Court Strikes Non-Forum Class Members’ Claims in TCPA Class Action under <i>Bristol-Myers Squibb</i>We have been closely watching how courts have applied the Supreme Court’s Bristol-Myers Squibb decision in the class action context, and the early results are mixed. But the Northern District of Illinois made a big step in the right direction when it decided America’s Health and Resource Center, Ltd. v. Promologics, Inc. The court granted the defendants’ motion to strike the class allegations because (among other things) the court lacked personal jurisdiction over non-Illinois members of the alleged class.

Promologics is a TCPA case involving alleged junk faxes. While the case’s discussion is not clear on where the allegedly improper faxes originated, they did not come from Illinois. Instead, they were sent to recipients both inside and outside of Illinois.

In response to the defendants’ B-MS jurisdictional objection, the plaintiffs argued that B-MS does not apply to class actions, and in the alternative, that defendants’ challenge was untimely.
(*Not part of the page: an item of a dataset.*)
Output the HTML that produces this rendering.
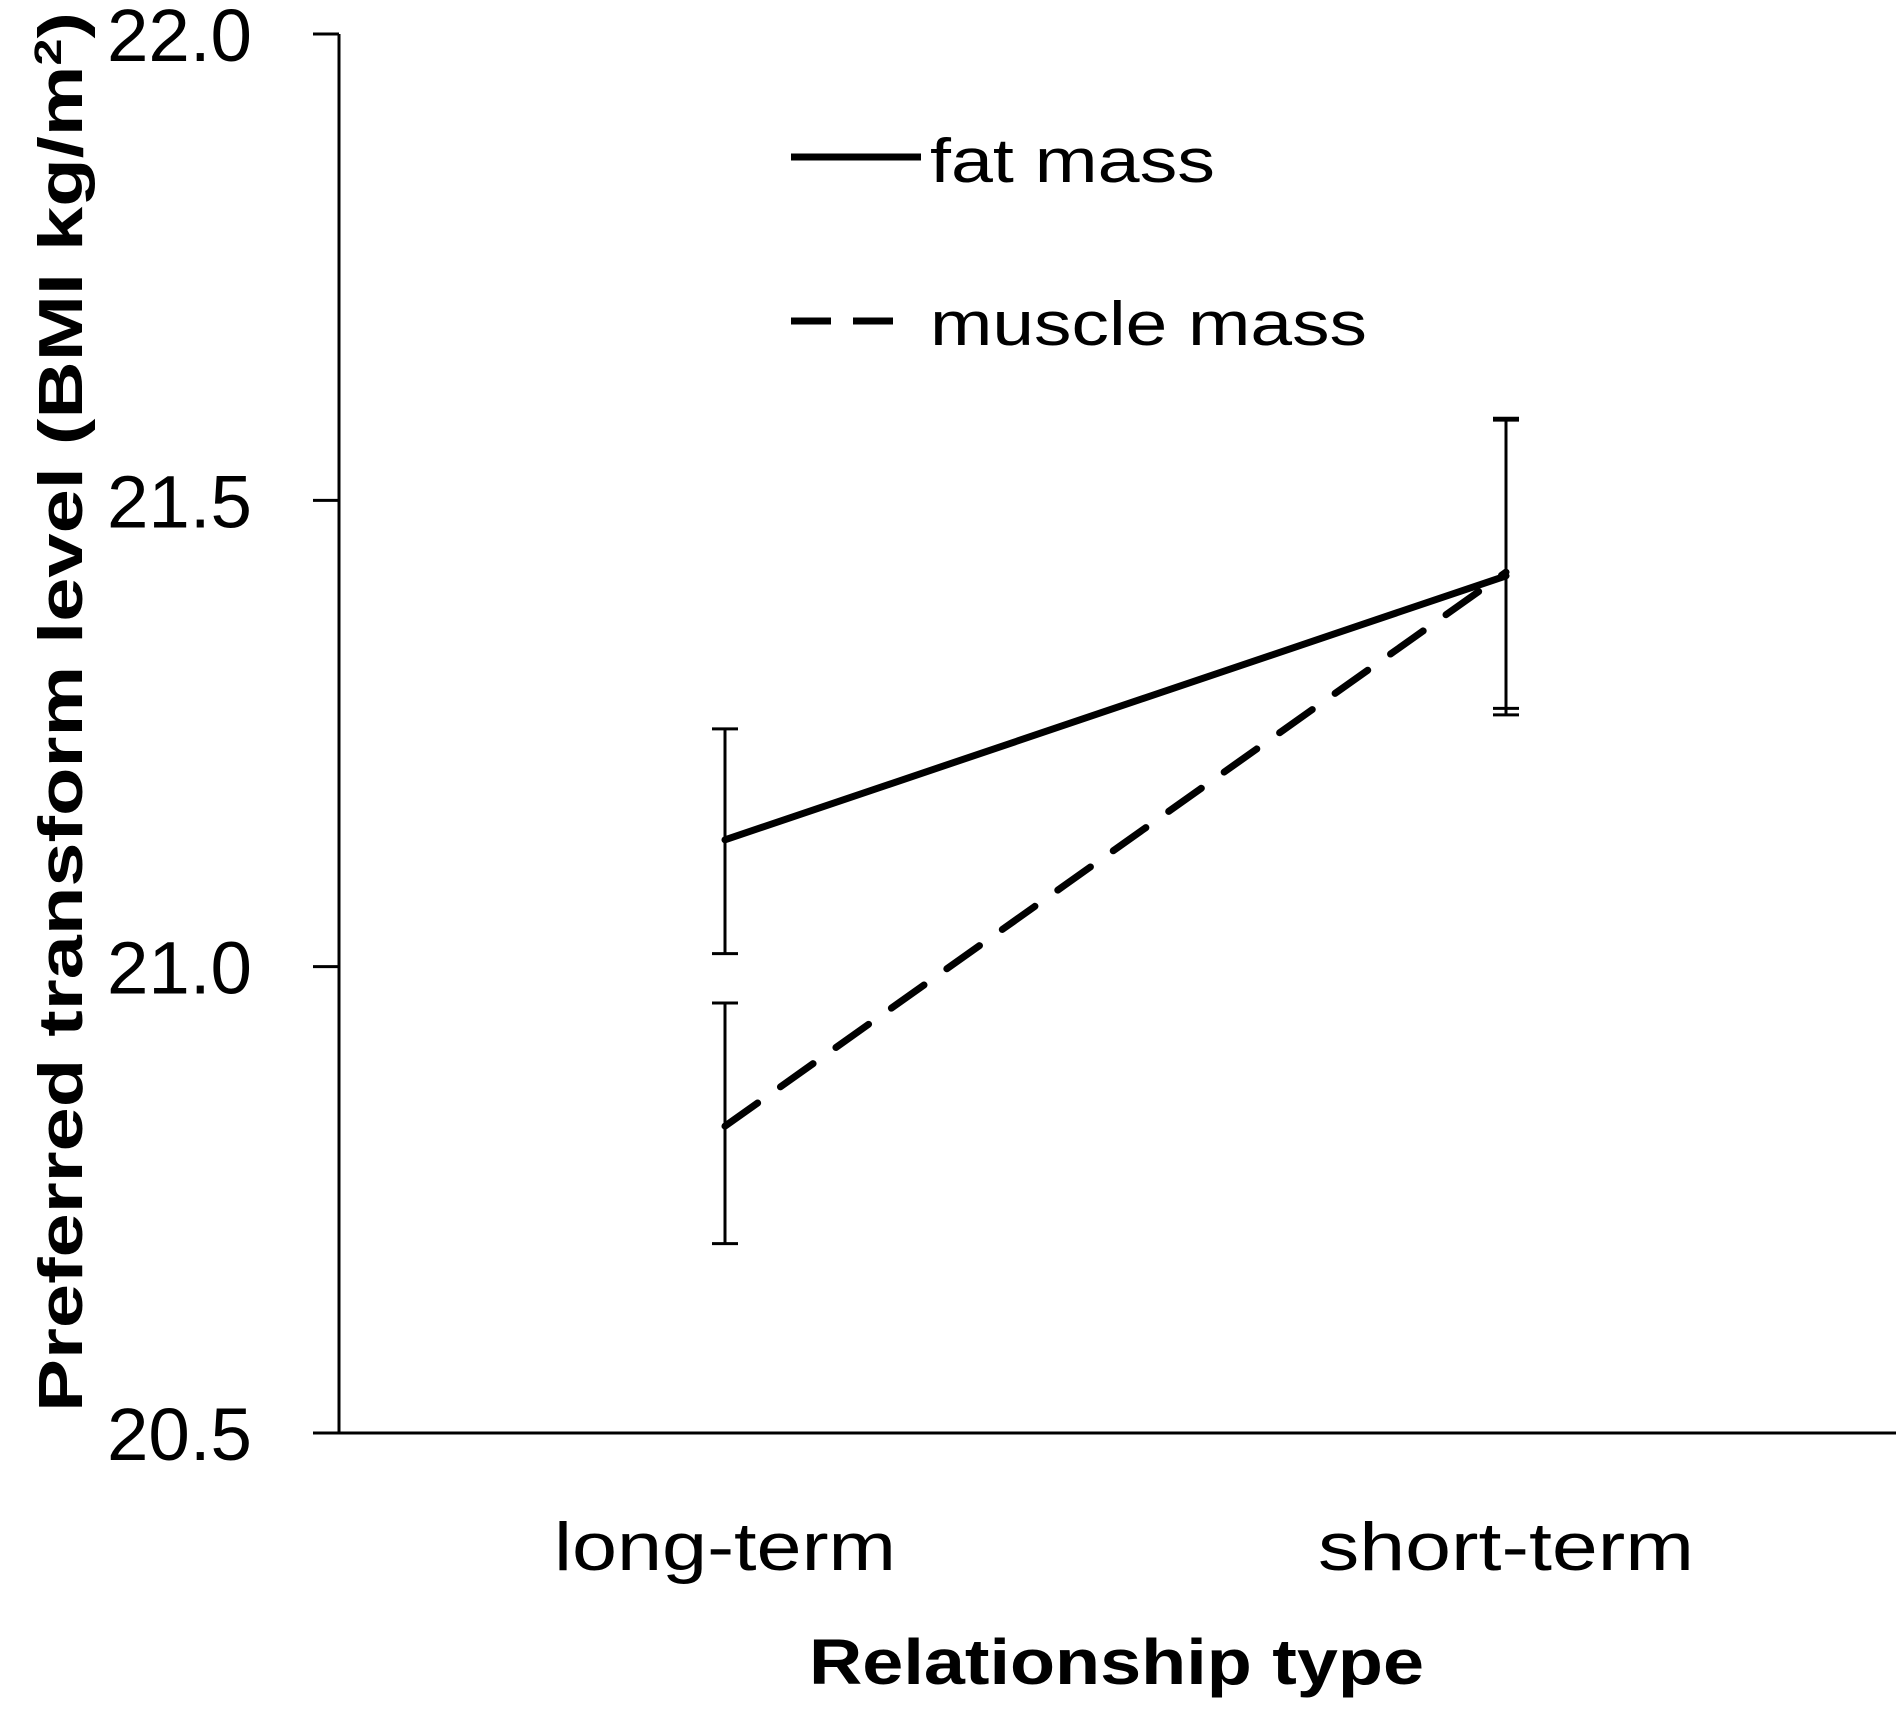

The court dealt swiftly and decisively with the threshold question applying Bristol-Myers Squibb to class actions. Grabbing hold of the Supreme Court’s statement that “due process requires ‘a connection between the forum and the specific claims at issue,’” the court expressed its “belief that Bristol-Myers Squibb applies in equal measure to class actions.” It also quoted the Eastern District of New York’s pithy line from In re Dental Supplies Antitrust Litigation: “The Constitutional requirements of due process do[ ] not wax and wane when the complaint is individual or on behalf of a class.”

The court had little trouble applying B-MS to this class action, but wrestled more with the question of timeliness—and the defendants almost certainly experienced a range of emotions as they read the court’s opinion. As we all know from Civil Procedure 101, defendants must raise personal jurisdiction challenges in their first responsive pleading or else the objection is waived.  The Promologics defendants did not do so because Bristol-Myers Squibb had not then been decided. After that opinion came down, they argued that it changed the law enough to justify giving them a chance to raise it. The court disagreed. It concluded that B-MS merely clarified the law about personal jurisdiction, but did not so fundamentally change the law as to excuse the defendants’ failure to raise a timely objection. “Without an intervening change in the law and without an earlier, controlling authority blockading such efforts, Defendants’ failure to mount a timely challenge to personal jurisdiction constitutes forfeiture of that challenge.”

At this point, things look pretty bleak, but the court “excuse[d] the forfeiture” on its own initiative by noting that courts have the independent power to apply the proper governing law.  Thus, regardless of who raised what issues when, the court found that Bristol-Myers Squibb was the controlling law, and applied it accordingly.

This case helps defendants in three important ways:

First, particularly while we wait for the first appellate court to weigh in on the issue, the more district courts that apply B-MS to class actions the better. Appellate courts will certainly do more than count district court opinions when they decide whether to apply B-MS in the class context, but they will still count cases. And in the task of persuading the first appellate court or another district court, every good case makes the string cite longer and adds another helpful quote to the arsenal available to defendants.

Second, though the passage of time means that fewer pre-B-MS cases are percolating through the system, the court’s willingness to apply B-MS in the face of a finding of forfeiture reminds companies that they may be able to press this argument even if their early case pleadings did not raise it.

Third, note carefully that the court found that B-MS did not radically change the law, a view that defendants should adopt. Instead of treating B-MS as a landmark case, consider that it merely follows on and clarifies personal jurisdiction law going all the way back to International Shoe. Relying on the case in this way puts defendants on the strongest footing to defeat the argument that B-MS does not apply in class actions. There is no special rule for specific personal jurisdiction in class actions or mass actions—there is just one rule for all cases. That is the true rule of B-MS.